İman sahibi gizlide, aşikârede, darlıkta, genişlikte, içinde ve dı­şında aynı hareketleri yapar. İki türlü iş görmez. Münafık ise, yalnız halk yanında iyi iş tutar. Sonrası yok. Genişlik geldiği zaman iyi, sonrası boş. Herhangi bir darlığa girdiği zaman sanki dili ile imana girdiğini, Allah'a, peygamberlere ve meleklere iman ettiğini kimse­ye söylememişe benzer. Kıyamet gününü ve öldükten sonra dirilme­yi hiç duymamış gibi olur. Sanki hesap verecek kimse kendisi değil­dir. Onun zaten İslâmiyet’i kabulü sadece kelleyi kurtarmak ve Müslüman cemaati arasında rahat dolaşmak içindir. İlâhî azap ve ateş­te yanma korkusundan Müslüman olmaz. Çünkü o bunlara inanmaz. Oruç tutar. Namaz kılar, dinî bilgileri öğrenir. Ama bunların hepsi Müslümanların yanında... Onlardan ayrı kaldığı an, küfre, kötülük yollarına koyulur.

Allah’ım, bu kötü hâllerden sana sığınırız. Şu anda dünyadayız. Bizi o kötü insanlardan kurtar. Yarın öbür âleme geçtiğimiz zaman, yine bizi onların arasına katılmaktan koru. Âmin!

 

Ey evlat! İşlerde sana gereken dürüst olmaktır. Gözünü, yaptı­ğın işlere dikme. Onlardan gelecek yararı bekleme. Bir şey yaparken, halktan ne bir şey um, ne de yüce Yaratıcı'dan ısrarla karşılık iste. Kulsun, efendinin rızasını gözet. O'nun hazinesindeki güzel şeyleri umma. Yalnız O'nu dileyenlerden ol. O'nun özünü dile ki, istediğini versin. O seni sevdikten sonra, her şeyi senin olur. Dünya ve âhirette O'nun cennetine girersin. Dünyadaki cennet O'nun yakınlığıdır. Âhiretteki asıl cennet ise O'nun varlığına nazardır. O'nun yapmış ol­duğu vaatler, yaptığın işlere yeter, hem de artar. Korkma, vermezlik etmez.

 

Ey evlat! Malını ve nefsini O'nun kader eline teslim et. Varlığı­nı O'nun hükmü önüne ser. Satılacak şeyleri alana bırak. Bırak al­sın, parayı bugün ödemezse yarın öder ve kıymetinden daha fazlası­nı verir.

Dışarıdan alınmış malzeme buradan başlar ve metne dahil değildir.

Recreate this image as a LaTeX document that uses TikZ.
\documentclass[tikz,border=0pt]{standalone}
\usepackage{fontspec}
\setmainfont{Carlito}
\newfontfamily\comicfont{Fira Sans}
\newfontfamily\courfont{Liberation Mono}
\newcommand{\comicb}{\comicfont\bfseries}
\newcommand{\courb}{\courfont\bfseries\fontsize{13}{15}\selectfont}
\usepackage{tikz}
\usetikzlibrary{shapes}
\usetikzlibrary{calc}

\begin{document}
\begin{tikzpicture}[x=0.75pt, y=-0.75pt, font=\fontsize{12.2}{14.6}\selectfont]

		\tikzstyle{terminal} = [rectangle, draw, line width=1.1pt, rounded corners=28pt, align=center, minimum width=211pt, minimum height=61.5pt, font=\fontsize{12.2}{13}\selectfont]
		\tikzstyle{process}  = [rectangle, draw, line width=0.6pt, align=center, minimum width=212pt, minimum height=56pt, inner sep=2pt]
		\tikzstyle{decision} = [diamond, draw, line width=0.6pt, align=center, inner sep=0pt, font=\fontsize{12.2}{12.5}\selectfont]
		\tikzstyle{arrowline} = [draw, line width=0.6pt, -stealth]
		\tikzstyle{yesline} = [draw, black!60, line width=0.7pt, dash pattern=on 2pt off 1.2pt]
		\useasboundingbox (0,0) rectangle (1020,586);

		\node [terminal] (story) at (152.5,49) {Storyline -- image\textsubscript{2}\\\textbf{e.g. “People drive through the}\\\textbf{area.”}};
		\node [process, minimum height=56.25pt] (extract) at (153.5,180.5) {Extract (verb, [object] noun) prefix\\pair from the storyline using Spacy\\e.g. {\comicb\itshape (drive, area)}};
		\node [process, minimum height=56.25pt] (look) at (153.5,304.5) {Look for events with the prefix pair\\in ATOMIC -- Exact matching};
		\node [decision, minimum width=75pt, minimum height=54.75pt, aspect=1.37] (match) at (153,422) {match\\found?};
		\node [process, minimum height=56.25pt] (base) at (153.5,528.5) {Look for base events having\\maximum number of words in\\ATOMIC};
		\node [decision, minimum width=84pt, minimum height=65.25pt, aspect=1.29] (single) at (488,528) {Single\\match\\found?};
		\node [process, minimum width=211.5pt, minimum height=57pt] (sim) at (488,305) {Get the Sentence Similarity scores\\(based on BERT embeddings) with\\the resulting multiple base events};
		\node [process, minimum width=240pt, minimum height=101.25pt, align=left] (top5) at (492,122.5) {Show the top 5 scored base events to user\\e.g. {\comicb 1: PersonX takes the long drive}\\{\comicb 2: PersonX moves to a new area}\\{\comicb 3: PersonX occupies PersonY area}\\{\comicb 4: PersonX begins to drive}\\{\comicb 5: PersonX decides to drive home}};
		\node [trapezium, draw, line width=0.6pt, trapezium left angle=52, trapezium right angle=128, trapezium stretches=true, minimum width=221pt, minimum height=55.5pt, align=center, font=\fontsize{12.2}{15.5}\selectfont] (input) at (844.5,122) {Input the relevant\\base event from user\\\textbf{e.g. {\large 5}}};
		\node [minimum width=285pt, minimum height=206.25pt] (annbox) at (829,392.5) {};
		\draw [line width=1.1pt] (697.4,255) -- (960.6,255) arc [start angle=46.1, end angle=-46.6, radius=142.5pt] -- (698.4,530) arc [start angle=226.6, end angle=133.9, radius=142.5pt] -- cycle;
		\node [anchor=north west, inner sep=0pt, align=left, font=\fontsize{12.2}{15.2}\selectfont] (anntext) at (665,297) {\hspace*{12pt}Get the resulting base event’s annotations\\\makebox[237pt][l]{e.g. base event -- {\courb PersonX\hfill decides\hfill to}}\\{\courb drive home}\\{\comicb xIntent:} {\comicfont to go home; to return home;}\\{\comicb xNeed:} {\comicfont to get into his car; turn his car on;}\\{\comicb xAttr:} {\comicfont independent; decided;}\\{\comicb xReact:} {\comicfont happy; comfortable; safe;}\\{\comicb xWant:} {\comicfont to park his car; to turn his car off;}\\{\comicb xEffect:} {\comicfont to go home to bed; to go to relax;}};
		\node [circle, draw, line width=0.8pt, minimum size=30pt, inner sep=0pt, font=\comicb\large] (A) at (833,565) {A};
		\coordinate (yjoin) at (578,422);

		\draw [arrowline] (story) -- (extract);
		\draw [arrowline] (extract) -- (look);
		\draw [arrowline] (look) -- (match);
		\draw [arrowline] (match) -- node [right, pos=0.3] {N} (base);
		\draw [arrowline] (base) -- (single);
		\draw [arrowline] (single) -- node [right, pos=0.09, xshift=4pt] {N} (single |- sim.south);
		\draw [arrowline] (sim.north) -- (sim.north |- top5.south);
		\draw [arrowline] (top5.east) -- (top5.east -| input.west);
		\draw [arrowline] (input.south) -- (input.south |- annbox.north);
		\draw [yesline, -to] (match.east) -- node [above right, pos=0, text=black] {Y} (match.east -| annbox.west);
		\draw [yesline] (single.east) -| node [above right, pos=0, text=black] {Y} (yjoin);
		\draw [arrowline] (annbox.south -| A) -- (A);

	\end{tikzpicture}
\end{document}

Ey Allah'ın kulları, nefsinizi O'na teslim ediniz. Parayı ve para edecek şeyleri düşünmeden O'na bırakınız. Söyleyiniz: “Nefis, mal, cennet senin olsun. Zat’ından gayri şeyler de senin olsun; bize Zât’ını ver. Başkasını istemiyoruz. Bize ev verirsin, içinde Sen olmayınca neyleriz? Yola çıktığımızda, yol arkadaşımız Sen olmadıktan sonra yol­culuğu ne yaparız?”

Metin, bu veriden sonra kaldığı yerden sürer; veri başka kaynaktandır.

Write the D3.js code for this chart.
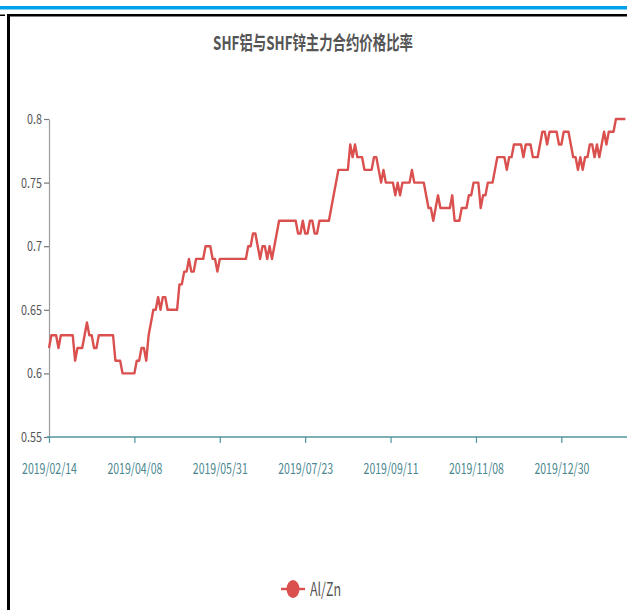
<!DOCTYPE html>
<html><head><meta charset="utf-8">
<script src="https://cdn.jsdelivr.net/npm/d3@7"></script>
<style>body{margin:0;background:#fff;} svg{display:block}</style>
</head><body>
<svg id="c" width="627" height="610"></svg>
<script>
const titleText = "SHF铝与SHF锌主力合约价格比率";
const seriesName = "Al/Zn";
const tickLabels = ["2019/02/14","2019/04/08","2019/05/31","2019/07/23","2019/09/11","2019/11/08","2019/12/30"];
const tickStep = 36;
const yTicks = [0.55,0.6,0.65,0.7,0.75,0.8];
const values = [
 0.62,0.63,0.63,0.63,0.62,0.63,0.63,0.63,0.63,0.63,
 0.63,0.61,0.62,0.62,0.62,0.63,0.64,0.63,0.63,0.62,
 0.62,0.63,0.63,0.63,0.63,0.63,0.63,0.63,0.61,0.61,
 0.61,0.60,0.60,0.60,0.60,0.60,0.60,0.61,0.61,0.62,
 0.62,0.61,0.63,0.64,0.65,0.65,0.66,0.65,0.66,0.66,
 0.65,0.65,0.65,0.65,0.65,0.67,0.67,0.68,0.68,0.69,
 0.68,0.68,0.69,0.69,0.69,0.69,0.70,0.70,0.70,0.69,
 0.69,0.68,0.69,0.69,0.69,0.69,0.69,0.69,0.69,0.69,
 0.69,0.69,0.69,0.69,0.70,0.70,0.71,0.71,0.70,0.69,
 0.70,0.70,0.69,0.70,0.69,0.70,0.71,0.72,0.72,0.72,
 0.72,0.72,0.72,0.72,0.72,0.71,0.71,0.72,0.71,0.71,
 0.72,0.72,0.71,0.71,0.72,0.72,0.72,0.72,0.72,0.73,
 0.74,0.75,0.76,0.76,0.76,0.76,0.76,0.78,0.77,0.78,
 0.77,0.77,0.77,0.76,0.76,0.76,0.76,0.77,0.77,0.76,
 0.75,0.76,0.75,0.75,0.75,0.75,0.74,0.75,0.74,0.75,
 0.75,0.75,0.75,0.76,0.75,0.75,0.75,0.75,0.75,0.74,
 0.73,0.73,0.72,0.73,0.74,0.73,0.73,0.73,0.73,0.73,
 0.74,0.72,0.72,0.72,0.73,0.73,0.73,0.74,0.74,0.75,
 0.75,0.75,0.73,0.74,0.74,0.75,0.75,0.75,0.76,0.77,
 0.77,0.77,0.77,0.76,0.77,0.77,0.78,0.78,0.78,0.78,
 0.77,0.78,0.78,0.78,0.77,0.77,0.77,0.78,0.79,0.79,
 0.78,0.79,0.79,0.79,0.79,0.78,0.78,0.79,0.79,0.79,
 0.78,0.77,0.77,0.76,0.77,0.76,0.77,0.77,0.78,0.78,
 0.77,0.78,0.77,0.78,0.79,0.78,0.79,0.79,0.79,0.80,
 0.80,0.80,0.80,0.80
];

const W = 627, H = 610;
const FONT = "'Noto Sans CJK SC','Noto Sans',sans-serif";
const svg = d3.select("#c");
svg.append("rect").attr("width", W).attr("height", H).attr("fill", "#fff");

// page frame
svg.append("rect").attr("x", 0).attr("y", 6).attr("width", W).attr("height", 3.5).attr("fill", "#00a3e8");
svg.append("rect").attr("x", 7).attr("y", 14).attr("width", W - 7).attr("height", 2.5).attr("fill", "#000");
svg.append("rect").attr("x", 7).attr("y", 14).attr("width", 3).attr("height", H - 14).attr("fill", "#000");
svg.append("rect").attr("x", 0).attr("y", 14.5).attr("width", 5).attr("height", 1.5).attr("fill", "#000");

const x = d3.scaleLinear().domain([0, values.length - 1]).range([49, 625.4]);
const y = d3.scaleLinear().domain([0.55, 0.8]).range([437, 119]);

// squeeze text horizontally so a reference string gets a target width
function squeeze(sel, targetW, refNode) {
  const nat = refNode.getComputedTextLength();
  const sx = targetW / nat;
  sel.each(function () {
    const t = d3.select(this);
    const ox = +(t.attr("x") || 0);
    t.attr("x", ox / sx).attr("transform", `scale(${sx},1)`);
  });
}

// Y axis
const yAxis = svg.append("g").attr("transform", "translate(49,0)")
  .call(d3.axisLeft(y).tickValues(yTicks).tickSize(5).tickSizeOuter(0).tickPadding(2)
    .tickFormat(d => String(+d.toFixed(2))));
yAxis.select(".domain").attr("stroke", "#9a9a9a").attr("stroke-width", 1.2);
yAxis.selectAll(".tick line").attr("stroke", "#777").attr("stroke-width", 1.2);
yAxis.selectAll(".tick text").attr("fill", "#555").attr("font-size", 14).attr("font-family", FONT);
{
  const texts = yAxis.selectAll(".tick text");
  const ref = texts.filter(d => d === 0.75).node();
  squeeze(texts, 21, ref);
}

// X axis
const xAxis = svg.append("g").attr("transform", "translate(0,437)")
  .call(d3.axisBottom(x).tickValues(tickLabels.map((_, i) => i * tickStep))
    .tickFormat((d, i) => tickLabels[i]).tickSize(6).tickSizeOuter(0).tickPadding(20));
xAxis.select(".domain").remove();
xAxis.append("line").attr("x1", 47).attr("x2", W).attr("y1", 0).attr("y2", 0)
  .attr("stroke", "#4f969e").attr("stroke-width", 1.5);
xAxis.selectAll(".tick line").attr("stroke", "#4f969e").attr("stroke-width", 1.2);
xAxis.selectAll(".tick text").attr("fill", "#4a8790").attr("font-size", 15).attr("font-family", FONT);
{
  const texts = xAxis.selectAll(".tick text");
  squeeze(texts, 55, texts.node());
}

// Line
svg.append("path").datum(values)
  .attr("fill", "none").attr("stroke", "#d9504e").attr("stroke-width", 2.4)
  .attr("stroke-linejoin", "round")
  .attr("d", d3.line().x((d, i) => x(i)).y(d => y(d)));

// Title
const title = svg.append("text").attr("x", 313).attr("y", 50).attr("text-anchor", "middle")
  .attr("font-family", FONT).attr("font-weight", "bold").attr("font-size", 19).attr("fill", "#555")
  .text(titleText);
squeeze(title, 200, title.node());

// Legend
const lg = svg.append("g");
lg.append("line").attr("x1", 281).attr("x2", 305).attr("y1", 589).attr("y2", 589)
  .attr("stroke", "#d9504e").attr("stroke-width", 2.4);
lg.append("ellipse").attr("cx", 293).attr("cy", 589).attr("rx", 6.5).attr("ry", 9).attr("fill", "#d9504e");
const lt = lg.append("text").attr("x", 310).attr("y", 596).attr("font-family", FONT)
  .attr("font-size", 18).attr("fill", "#555").text(seriesName);
squeeze(lt, 31, lt.node());
</script>
</body></html>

Ey cenneti isteyen, onu almak ve güzelleştirmek bugün olmalı­dır, yarın olmaz. Bugün onun sularını akıt, ırmaklarını çoğalt. Yarın yapamazsın. Hakk'ı bulursan hepsi kolay olur.

 

Ey cemaat! Kıyamet günü kalpler karışık olur. Gözler döner. Ayaklar yerinden kayar. O gün her iman sahibi, iman kuvvetine gö­re ayakta durur. Kötü şeyleri bıraktığı miktar tutunabilir. Dünyada iman üzerine ne kadar sebat etmişse orada da o kadar dayanması kabil olur.

 

O gün zalimler, O'na teslimdir; nasıl zulüm ettiklerini görürler. Fesatçılar, O'nun eline geçmiştir. O gün yaptıkları fesadın hesabını nasıl verirler, görürsün. O gün, iyilik kabul etmeyenler, ıslah olma­yanlar, huzura alınmışlardır, efendiden kaçmanın, iyilik kabul etmemenin ne demek olduğunu anlarlar.

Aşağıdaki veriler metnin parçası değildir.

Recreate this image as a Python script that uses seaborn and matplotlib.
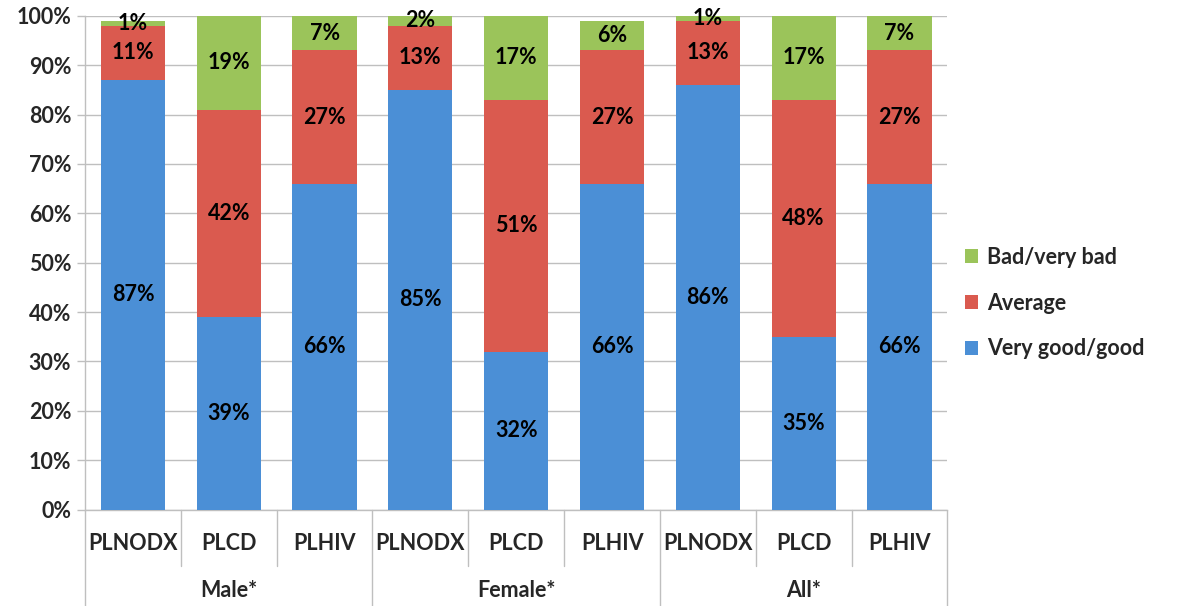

Ey evlat! Sonu bekle. Şu anda yaptıkların iyi olabilir. Fakat so­nu? İşte onu düşünmen gerek. Bu yüzden daima Hakk'ı iste. Sonun iyi geçmesini dile. Hak Teâlâ'dan bunu iste. O'na hangi iş sevgili ise, onun üzerine ruhunun alınmasını dile.

Sakın, yine sakın, tevbe edip tevbeni bozmayasın. Kötü şeyi bı­raktıktan sonra ona dönmekten çok kork. Herhangi birinin sözüyle tevbeni bozma. Nefsine, şahsî arzularına ve kötü şeylere uyma. Mevlâ’na muhalif olmaktan kork. İşte böyle, bugün isyan edersen, yarın Mevlâ seni perişan eder. Sana yardım elini uzatmaz.